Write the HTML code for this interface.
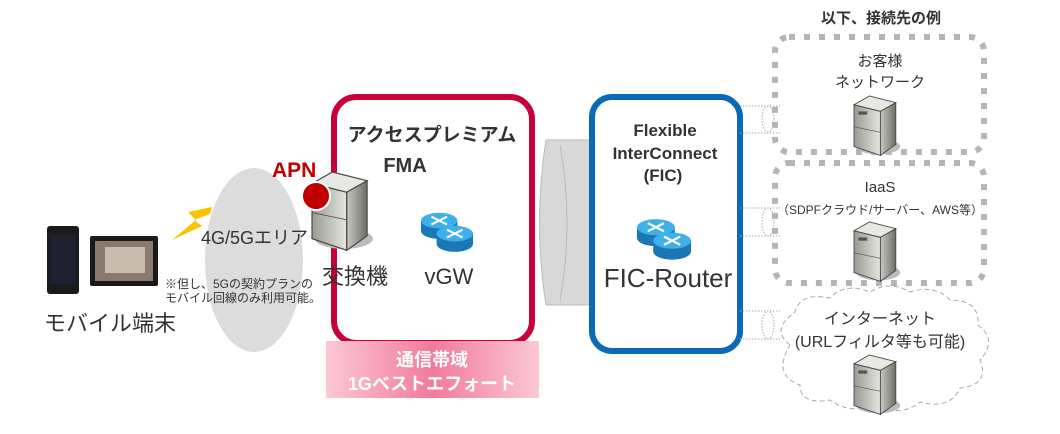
<!DOCTYPE html>
<html><head><meta charset="utf-8"><style>
html,body{margin:0;padding:0;background:#fff;}
svg text{font-family:"Liberation Sans","Noto Sans CJK JP",sans-serif;}
</style></head><body>
<svg width="1060" height="429" viewBox="0 0 1060 429" xmlns="http://www.w3.org/2000/svg">
<defs>
<linearGradient id="pink" x1="0" y1="0" x2="1" y2="0">
<stop offset="0" stop-color="#fbc8d6"/><stop offset="0.5" stop-color="#f27a9c"/><stop offset="1" stop-color="#fbc8d6"/></linearGradient>
<linearGradient id="srvF" x1="0" y1="0" x2="1" y2="0"><stop offset="0" stop-color="#9a9a94"/><stop offset="1" stop-color="#e6e6e0"/></linearGradient>
<linearGradient id="srvS" x1="0" y1="0" x2="1" y2="0"><stop offset="0" stop-color="#c8c8c0"/><stop offset="1" stop-color="#6e6e68"/></linearGradient>
<g id="srv">
<ellipse cx="22" cy="46" rx="20" ry="7" fill="#bbb"/>
<polygon points="0,8 14,0 38,6 24,14" fill="#e8e8e2" stroke="#444" stroke-width="0.8"/>
<polygon points="0,8 24,14 24,54 0,46" fill="url(#srvF)" stroke="#444" stroke-width="0.8"/>
<polygon points="24,14 38,6 38,44 24,54" fill="url(#srvS)" stroke="#444" stroke-width="0.8"/>
<line x1="0" y1="28" x2="24" y2="33" stroke="#555" stroke-width="0.6"/>
<rect x="4" y="14" width="8" height="3" fill="#555"/>
</g>
<g id="rtr">
<ellipse cx="14" cy="20" rx="14" ry="6" fill="#1a78b8"/>
<rect x="0" y="12" width="28" height="8" fill="#1a78b8"/>
<ellipse cx="14" cy="12" rx="14" ry="6" fill="#3fb0e8"/>
<ellipse cx="26" cy="30" rx="14" ry="6" fill="#1a78b8"/>
<rect x="12" y="22" width="28" height="8" fill="#1a78b8"/>
<ellipse cx="26" cy="22" rx="14" ry="6" fill="#3fb0e8"/>
<path d="M20 19 l12 6 M32 19 l-12 6 M8 9 l12 6 M20 9 l-12 6" stroke="#fff" stroke-width="1.6"/>
</g>
</defs>

<!-- devices -->
<rect x="47" y="226" width="32" height="68" rx="3" fill="#1a1a1a"/>
<rect x="50" y="234" width="26" height="50" fill="#1e2030"/>
<rect x="90" y="236" width="68" height="50" rx="2" fill="#1a1a1a"/>
<rect x="95" y="241" width="58" height="40" fill="#8a7a6a"/>
<rect x="105" y="247" width="40" height="26" fill="#c8bcae"/>
<text x="44" y="331" font-size="22" fill="#333">モバイル端末</text>

<!-- lightning -->
<polygon points="212,207 188,212 196,220 172,240 202,226 194,220 210,214" fill="#f6c400"/>

<!-- ellipse -->
<ellipse cx="254" cy="260" rx="49" ry="92" fill="#dcdcdc"/>
<text x="201" y="244" font-size="18" fill="#333">4G/5Gエリア</text>
<text x="165" y="288" font-size="12" fill="#333">※但し、5Gの契約プランの</text>
<text x="165" y="302" font-size="12" fill="#333">モバイル回線のみ利用可能。</text>

<!-- cylinder -->
<path d="M546 140 L590 140 L590 305 L546 305 Q533 222 546 140 Z" fill="#d8d8d8" stroke="#bbb"/>
<path d="M560 145 Q574 222 560 300" fill="none" stroke="#bbb"/>

<!-- red box -->
<rect x="334" y="97" width="198" height="246" rx="22" fill="#fff" stroke="#c8003a" stroke-width="6"/>
<rect x="326" y="341" width="213" height="57" fill="url(#pink)"/>
<text x="432" y="366" font-size="18" font-weight="bold" fill="#fff" text-anchor="middle">通信帯域</text>
<text x="432" y="390" font-size="18" font-weight="bold" fill="#fff" text-anchor="middle">1Gベストエフォート</text>
<text x="432" y="141" font-size="19" font-weight="bold" fill="#333" text-anchor="middle">アクセスプレミアム</text>
<text x="405" y="172" font-size="20" font-weight="bold" fill="#333" text-anchor="middle">FMA</text>
<use href="#srv" transform="translate(312,172) scale(1.45)"/>
<circle cx="316" cy="196" r="14" fill="#c00000" stroke="#fff" stroke-width="2"/>
<text x="272" y="177" font-size="21" font-weight="bold" fill="#c00000">APN</text>
<text x="322" y="284" font-size="22" fill="#333">交換機</text>
<use href="#rtr" transform="translate(421,205) scale(1.3)"/>
<text x="449" y="284" font-size="22" fill="#333" text-anchor="middle">vGW</text>

<!-- blue box -->
<rect x="592" y="97" width="148" height="254" rx="20" fill="#fff" stroke="#0a6ab5" stroke-width="6"/>
<text x="665" y="136" font-size="17" font-weight="bold" fill="#333" text-anchor="middle">Flexible</text>
<text x="665" y="159" font-size="17" font-weight="bold" fill="#333" text-anchor="middle">InterConnect</text>
<text x="663" y="181" font-size="17" font-weight="bold" fill="#333" text-anchor="middle">(FIC)</text>
<use href="#rtr" transform="translate(637,211) scale(1.35)"/>
<text x="668" y="287" font-size="26" fill="#333" text-anchor="middle">FIC-Router</text>

<!-- connectors -->
<g fill="none" stroke="#aaa" stroke-width="1" stroke-dasharray="1.5,1.5">
<path d="M740 106 H780 M740 133 H780"/><ellipse cx="768" cy="119" rx="6" ry="13"/>
<path d="M740 208 H780 M740 236 H780"/><ellipse cx="768" cy="222" rx="6" ry="14"/>
<path d="M740 311 H780 M740 339 H780"/><ellipse cx="768" cy="325" rx="6" ry="14"/>
</g>

<!-- header -->
<text x="881" y="23" font-size="15" font-weight="bold" fill="#333" text-anchor="middle">以下、接続先の例</text>

<!-- dashed boxes -->
<g fill="none" stroke="#b5b5b5" stroke-width="6" stroke-dasharray="6,9">
<rect x="775" y="37" width="209" height="115" rx="14"/>
<rect x="775" y="163" width="209" height="120" rx="14"/>
</g>
<text x="880" y="66" font-size="15" fill="#333" text-anchor="middle">お客様</text>
<text x="880" y="87" font-size="15" fill="#333" text-anchor="middle">ネットワーク</text>
<use href="#srv" transform="translate(854,96) scale(1.1)"/>
<text x="880" y="192" font-size="15" fill="#333" text-anchor="middle">IaaS</text>
<text x="880" y="214" font-size="12" fill="#333" text-anchor="middle">（SDPFクラウド/サーバー、AWS等）</text>
<use href="#srv" transform="translate(854,222) scale(1.1)"/>

<!-- cloud -->
<path d="M790 345 Q770 330 795 312 Q800 292 830 298 Q845 282 870 292 Q890 280 910 292 Q935 284 950 300 Q980 300 978 325 Q998 340 980 360 Q990 385 960 388 Q950 410 920 402 Q900 418 875 404 Q850 415 830 400 Q800 405 800 385 Q772 375 790 345 Z" fill="#fff" stroke="#aaa" stroke-width="1" stroke-dasharray="5,3"/>
<text x="880" y="324" font-size="16" fill="#333" text-anchor="middle">インターネット</text>
<text x="880" y="347" font-size="16" fill="#333" text-anchor="middle">(URLフィルタ等も可能)</text>
<use href="#srv" transform="translate(854,355) scale(1.1)"/>
</svg>
</body></html>
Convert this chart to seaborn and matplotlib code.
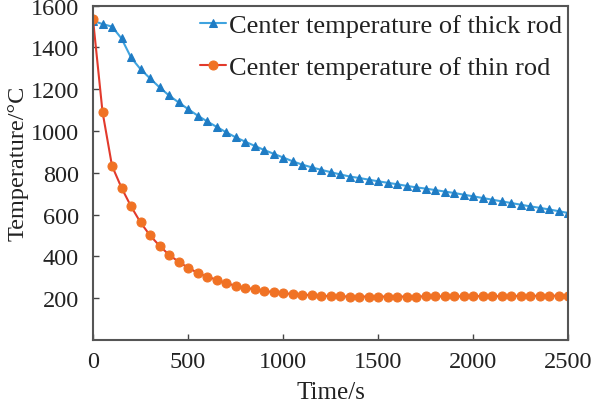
import numpy as np
import pandas as pd
import seaborn as sns
import matplotlib
matplotlib.use("Agg")
import matplotlib.pyplot as plt

time_s = list(range(0, 2501, 50))

thick_rod = [1528, 1512, 1500, 1443, 1352, 1296, 1252, 1209, 1170, 1137,
             1105, 1074, 1046, 1020, 994, 970, 949, 929, 909, 891,
             873, 855, 839, 826, 814, 803, 792, 782, 775, 767,
             759, 752, 745, 737, 730, 724, 717, 710, 703, 695,
             687, 679, 671, 663, 655, 647, 639, 632, 624, 616,
             607]

thin_rod = [1535, 1092, 833, 728, 639, 562, 500, 450, 407, 374,
            345, 321, 302, 288, 271, 259, 249, 242, 234, 228,
            223, 219, 216, 214, 211, 209, 208, 207, 207, 207,
            207, 207, 207, 207, 207, 208, 208, 208, 208, 208,
            209, 209, 209, 209, 210, 210, 210, 211, 211, 211,
            212]

legend_labels = ["Center temperature of thick rod", "Center temperature of thin rod"]
x_ticks = [0, 500, 1000, 1500, 2000, 2500]
y_ticks = [200, 400, 600, 800, 1000, 1200, 1400, 1600]

df = pd.DataFrame({"time": time_s, "thick": thick_rod, "thin": thin_rod})

sns.set_style("white")
plt.rcParams["font.family"] = ["Liberation Serif", "DejaVu Serif"]

fig = plt.figure(figsize=(5.95, 4.06), dpi=100)
ax = fig.add_axes([0.1563, 0.1606, 0.7988, 0.8229])

sns.lineplot(data=df, x="time", y="thick", ax=ax, color="#3fa3df", lw=1.5,
             marker="^", markersize=5.5, markerfacecolor="#1f7cc4",
             markeredgecolor="#1f7cc4", label=legend_labels[0])
sns.lineplot(data=df, x="time", y="thin", ax=ax, color="#e23a2c", lw=1.5,
             marker="o", markersize=6.5, markerfacecolor="#f07224",
             markeredgecolor="#f07224", label=legend_labels[1])

ax.set_xlim(0, 2500)
ax.set_ylim(0, 1600)
ax.set_xticks(x_ticks)
ax.set_yticks(y_ticks)
ax.tick_params(direction="in", length=4, width=1.0, color="#444444",
               labelsize=17.5, labelcolor="#222222", top=False, right=False,
               bottom=True, left=True)
ax.tick_params(axis="x", pad=8)
ax.tick_params(axis="y", pad=10)
for s in ax.spines.values():
    s.set_color("#555555")
    s.set_linewidth(1.5)

ax.set_xlabel("Time/s", fontsize=18, color="#222222", va="center")
ax.set_ylabel("Temperature/°C", fontsize=17.5, color="#222222", va="center")
ax.xaxis.set_label_coords(0.5, -0.156)
ax.yaxis.set_label_coords(-0.158, 0.53)

leg = ax.legend(loc="upper right", frameon=False, fontsize=19,
                handlelength=1.0, handletextpad=0.08, borderaxespad=0.05,
                labelspacing=0.68, borderpad=0.2, bbox_to_anchor=(1.0, 0.995))
for t in leg.get_texts():
    t.set_color("#222222")

fig.savefig("out.png", dpi=100)
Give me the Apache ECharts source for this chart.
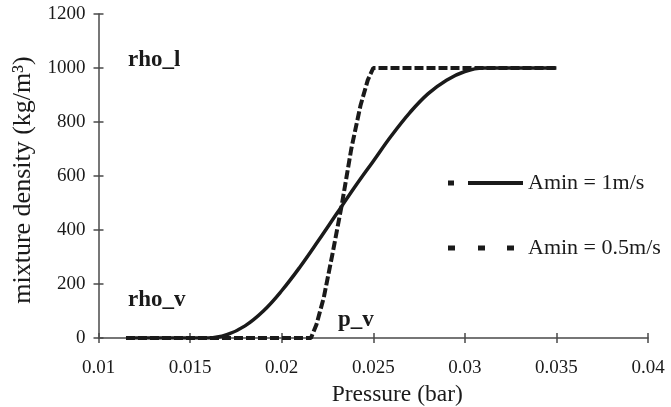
<!DOCTYPE html>
<html>
<head>
<meta charset="utf-8">
<script src="https://cdn.jsdelivr.net/npm/echarts@6/dist/echarts.min.js"></script>
<style>html,body{margin:0;padding:0;background:#fff}#c{width:671px;height:407px}</style>
</head>
<body>
<div id="c"></div>
<script>
// Data
const solidPressure = [0.0115, 0.016, 0.017, 0.018, 0.019, 0.020, 0.021, 0.022, 0.023, 0.024, 0.025, 0.026, 0.027, 0.028, 0.029, 0.030, 0.031, 0.035];
const solidDensity  = [0, 0, 12, 45, 100, 175, 263, 360, 460, 560, 655, 750, 835, 905, 955, 987, 1000, 1000];
const dashedPressure = [0.0115, 0.0216, 0.0219, 0.0223, 0.0228, 0.0233, 0.0238, 0.0243, 0.0247, 0.0250, 0.035];
const dashedDensity  = [0, 0, 50, 150, 320, 500, 700, 860, 955, 1000, 1000];
const seriesNames = ['Amin = 1m/s', 'Amin = 0.5m/s'];
const xTitle = 'Pressure (bar)';
const yTitle = 'mixture density (kg/m³)';
const annotations = ['rho_l', 'rho_v', 'p_v'];

const FONT = '"Liberation Serif", "DejaVu Serif", serif';
const INK = '#1a1a1a';
const AX = '#4a4a4a';
const zip = (a, b) => a.map((v, i) => [v, b[i]]);

const chart = echarts.init(document.getElementById('c'), null, {renderer: 'canvas'});
const xBase = {type: 'value', min: 0.01, max: 0.04, interval: 0.005, splitLine: {show: false}};
const yBase = {type: 'value', min: 0, max: 1200, interval: 200, splitLine: {show: false}};
chart.setOption({
  animation: false,
  backgroundColor: '#fff',
  grid: {left: 98.5, right: 23, top: 14, bottom: 69, containLabel: false, outerBoundsMode: 'none'},
  xAxis: [
    Object.assign({}, xBase, {
      position: 'bottom',
      axisLine: {lineStyle: {color: AX, width: 1.5}},
      axisTick: {inside: false, length: 5, lineStyle: {color: AX, width: 1.5}},
      axisLabel: {margin: 21, fontFamily: FONT, fontSize: 19, color: INK,
        formatter: v => String(+v.toFixed(3))},
      name: xTitle, nameLocation: 'middle', nameGap: 45,
      nameTextStyle: {fontFamily: FONT, fontSize: 23.5, color: INK, padding: [0, 0, 0, 48]}
    }),
    Object.assign({}, xBase, {
      position: 'bottom',
      axisLine: {show: false},
      axisTick: {inside: true, length: 5, lineStyle: {color: AX, width: 1.5}},
      axisLabel: {show: false}
    })
  ],
  yAxis: [
    Object.assign({}, yBase, {
      position: 'left',
      axisLine: {show: true, lineStyle: {color: AX, width: 1.5}},
      axisTick: {show: true, inside: false, length: 5, lineStyle: {color: AX, width: 1.5}},
      axisLabel: {margin: 13, fontFamily: FONT, fontSize: 19, color: INK, formatter: v => String(v)},
      name: yTitle, nameLocation: 'middle', nameGap: 58, nameRotate: 90,
      nameTextStyle: {fontFamily: FONT, fontSize: 26, color: INK, padding: [0, 8, 0, 0]}
    }),
    Object.assign({}, yBase, {
      position: 'left',
      axisLine: {show: false},
      axisTick: {show: true, inside: true, length: 5, lineStyle: {color: AX, width: 1.5}},
      axisLabel: {show: false}
    })
  ],
  legend: {
    orient: 'vertical', left: 448, top: 172, itemGap: 43, padding: 0,
    itemWidth: 75, itemHeight: 5,
    textStyle: {fontFamily: FONT, fontSize: 22, color: INK},
    data: [
      {name: seriesNames[0], icon: 'path://M0,0.5h6v5h-6z M20,1h55v4h-55z'},
      {name: seriesNames[1], icon: 'path://M0,0.5h7v5h-7z M30,0.5h7v5h-7z M59,0.5h7v5h-7z M74.9,3h0.1v0.1h-0.1z'}
    ]
  },
  series: [
    {
      name: seriesNames[0], type: 'line', xAxisIndex: 0, yAxisIndex: 0,
      data: zip(solidPressure, solidDensity),
      showSymbol: false, symbol: 'none', smooth: 0.4,
      color: INK, lineStyle: {color: INK, width: 3.5}
    },
    {
      name: seriesNames[1], type: 'line', xAxisIndex: 0, yAxisIndex: 0,
      data: zip(dashedPressure, dashedDensity),
      showSymbol: false, symbol: 'none',
      color: INK, lineStyle: {color: INK, width: 4, type: [9, 3]}
    }
  ],
  graphic: [
    {type: 'text', left: 128, top: 49, style: {text: annotations[0], font: 'bold 23px ' + FONT, fill: INK}},
    {type: 'text', left: 128, top: 289, style: {text: annotations[1], font: 'bold 23px ' + FONT, fill: INK}},
    {type: 'text', left: 338, top: 309, style: {text: annotations[2], font: 'bold 23px ' + FONT, fill: INK}}
  ]
});
</script>
</body>
</html>
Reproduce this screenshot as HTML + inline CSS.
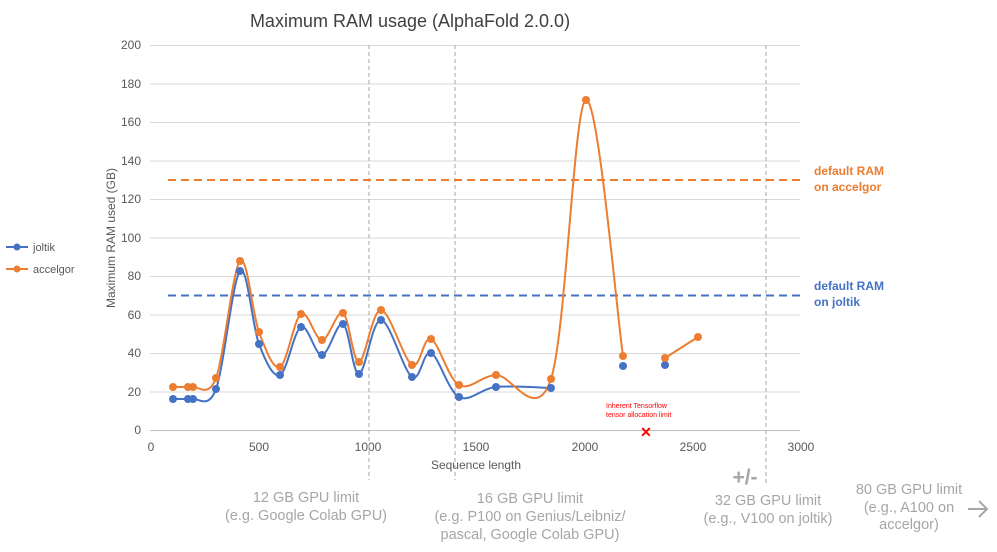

■ ■ ■ ■ ■

= Short problem =
In the listing above, find the line with "Give me the" and the line with "const zip = (a, b)". Copy both of them and every line between, exactly, but not the pictures.

= Exercise result =
Give me the Apache ECharts source for this chart.
<!DOCTYPE html>
<html>
<head>
<meta charset="utf-8">
<script src="https://cdn.jsdelivr.net/npm/echarts@6/dist/echarts.min.js"></script>
<style>html,body{margin:0;padding:0;background:#fff}#c{width:671px;height:407px}</style>
</head>
<body>
<div id="c"></div>
<script>
// Data
const solidPressure = [0.0115, 0.016, 0.017, 0.018, 0.019, 0.020, 0.021, 0.022, 0.023, 0.024, 0.025, 0.026, 0.027, 0.028, 0.029, 0.030, 0.031, 0.035];
const solidDensity  = [0, 0, 12, 45, 100, 175, 263, 360, 460, 560, 655, 750, 835, 905, 955, 987, 1000, 1000];
const dashedPressure = [0.0115, 0.0216, 0.0219, 0.0223, 0.0228, 0.0233, 0.0238, 0.0243, 0.0247, 0.0250, 0.035];
const dashedDensity  = [0, 0, 50, 150, 320, 500, 700, 860, 955, 1000, 1000];
const seriesNames = ['Amin = 1m/s', 'Amin = 0.5m/s'];
const xTitle = 'Pressure (bar)';
const yTitle = 'mixture density (kg/m³)';
const annotations = ['rho_l', 'rho_v', 'p_v'];

const FONT = '"Liberation Serif", "DejaVu Serif", serif';
const INK = '#1a1a1a';
const AX = '#4a4a4a';
const zip = (a, b) => a.map((v, i) => [v, b[i]]);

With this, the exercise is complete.